__DATA SECTION__.
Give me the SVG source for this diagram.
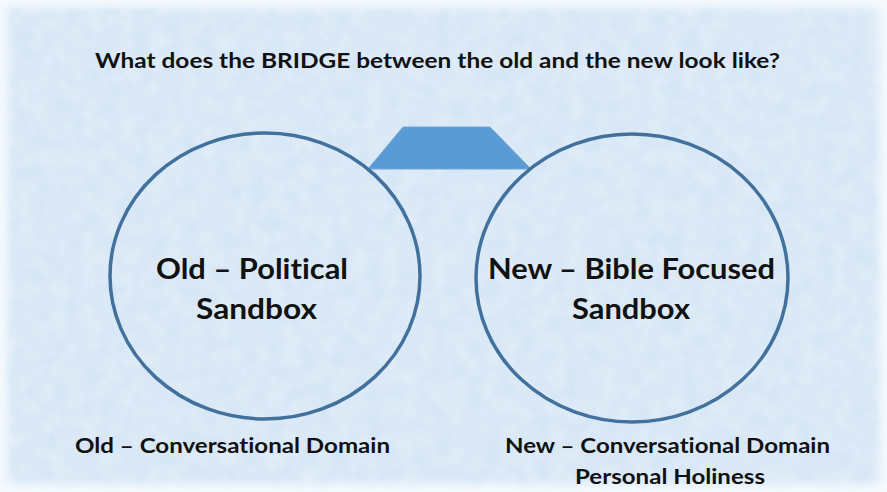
<svg xmlns="http://www.w3.org/2000/svg" width="887" height="492" viewBox="0 0 887 492">
<style>
.t{font-family:Lato,"Open Sans","Liberation Sans",sans-serif;font-weight:bold;fill:#111;text-anchor:middle;font-variant-ligatures:none;font-feature-settings:"liga" 0,"clig" 0,"dlig" 0}
.big{font-size:29px}
.sm{font-size:20px}
.ring{fill:none;stroke:#41719c;stroke-width:3.5}
</style>
<defs>
<filter id="tex" x="0" y="0" width="100%" height="100%">
<feTurbulence type="fractalNoise" baseFrequency="0.06" numOctaves="3" seed="4"/>
<feColorMatrix type="matrix" values="0 0 0 0 1  0 0 0 0 1  0 0 0 0 1  0 0 0 0.4 -0.05"/>
</filter>
<filter id="edge" x="-5%" y="-5%" width="110%" height="110%"><feGaussianBlur stdDeviation="5"/></filter>
</defs>
<g id="background">
<rect width="887" height="492" fill="#d4e5f5"/>
<rect width="887" height="492" filter="url(#tex)"/>
<rect x="0" y="0" width="887" height="492" fill="none" stroke="#f7fbfe" stroke-width="14" filter="url(#edge)"/>
</g>
<g id="title"><text class="t sm" x="437.5" y="68" textLength="685" lengthAdjust="spacingAndGlyphs">What does the BRIDGE between the old and the new look like?</text></g>
<g id="bridge"><polygon points="403,127 490,127 531,169 368,169" fill="#5b9bd5" stroke="#6fa6da" stroke-width="1"/></g>
<g id="old-sandbox">
<ellipse class="ring" cx="265" cy="276" rx="155" ry="143"/>
<text class="t big" x="252" y="279" textLength="192" lengthAdjust="spacingAndGlyphs">Old – Political</text>
<text class="t big" x="256.5" y="319" textLength="121" lengthAdjust="spacingAndGlyphs">Sandbox</text>
</g>
<g id="new-sandbox">
<ellipse class="ring" cx="632" cy="278" rx="156" ry="144"/>
<text class="t big" x="631.5" y="279" textLength="287" lengthAdjust="spacingAndGlyphs">New – Bible Focused</text>
<text class="t big" x="631" y="319" textLength="118" lengthAdjust="spacingAndGlyphs">Sandbox</text>
</g>
<g id="connectors"></g>
<g id="old-domain"><text class="t sm" x="232.5" y="453" textLength="315" lengthAdjust="spacingAndGlyphs">Old – Conversational Domain</text></g>
<g id="new-domain">
<text class="t sm" x="667.5" y="453" textLength="325" lengthAdjust="spacingAndGlyphs">New – Conversational Domain</text>
<text class="t sm" x="670" y="484" textLength="190" lengthAdjust="spacingAndGlyphs">Personal Holiness</text>
</g>
</svg>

__BRIEF__.
Word for word, quote the full listing, omitting every picture.

__SOLUTION BELOW__.
Give me the SVG source for this diagram.
<svg xmlns="http://www.w3.org/2000/svg" width="887" height="492" viewBox="0 0 887 492">
<style>
.t{font-family:Lato,"Open Sans","Liberation Sans",sans-serif;font-weight:bold;fill:#111;text-anchor:middle;font-variant-ligatures:none;font-feature-settings:"liga" 0,"clig" 0,"dlig" 0}
.big{font-size:29px}
.sm{font-size:20px}
.ring{fill:none;stroke:#41719c;stroke-width:3.5}
</style>
<defs>
<filter id="tex" x="0" y="0" width="100%" height="100%">
<feTurbulence type="fractalNoise" baseFrequency="0.06" numOctaves="3" seed="4"/>
<feColorMatrix type="matrix" values="0 0 0 0 1  0 0 0 0 1  0 0 0 0 1  0 0 0 0.4 -0.05"/>
</filter>
<filter id="edge" x="-5%" y="-5%" width="110%" height="110%"><feGaussianBlur stdDeviation="5"/></filter>
</defs>
<g id="background">
<rect width="887" height="492" fill="#d4e5f5"/>
<rect width="887" height="492" filter="url(#tex)"/>
<rect x="0" y="0" width="887" height="492" fill="none" stroke="#f7fbfe" stroke-width="14" filter="url(#edge)"/>
</g>
<g id="title"><text class="t sm" x="437.5" y="68" textLength="685" lengthAdjust="spacingAndGlyphs">What does the BRIDGE between the old and the new look like?</text></g>
<g id="bridge"><polygon points="403,127 490,127 531,169 368,169" fill="#5b9bd5" stroke="#6fa6da" stroke-width="1"/></g>
<g id="old-sandbox">
<ellipse class="ring" cx="265" cy="276" rx="155" ry="143"/>
<text class="t big" x="252" y="279" textLength="192" lengthAdjust="spacingAndGlyphs">Old – Political</text>
<text class="t big" x="256.5" y="319" textLength="121" lengthAdjust="spacingAndGlyphs">Sandbox</text>
</g>
<g id="new-sandbox">
<ellipse class="ring" cx="632" cy="278" rx="156" ry="144"/>
<text class="t big" x="631.5" y="279" textLength="287" lengthAdjust="spacingAndGlyphs">New – Bible Focused</text>
<text class="t big" x="631" y="319" textLength="118" lengthAdjust="spacingAndGlyphs">Sandbox</text>
</g>
<g id="connectors"></g>
<g id="old-domain"><text class="t sm" x="232.5" y="453" textLength="315" lengthAdjust="spacingAndGlyphs">Old – Conversational Domain</text></g>
<g id="new-domain">
<text class="t sm" x="667.5" y="453" textLength="325" lengthAdjust="spacingAndGlyphs">New – Conversational Domain</text>
<text class="t sm" x="670" y="484" textLength="190" lengthAdjust="spacingAndGlyphs">Personal Holiness</text>
</g>
</svg>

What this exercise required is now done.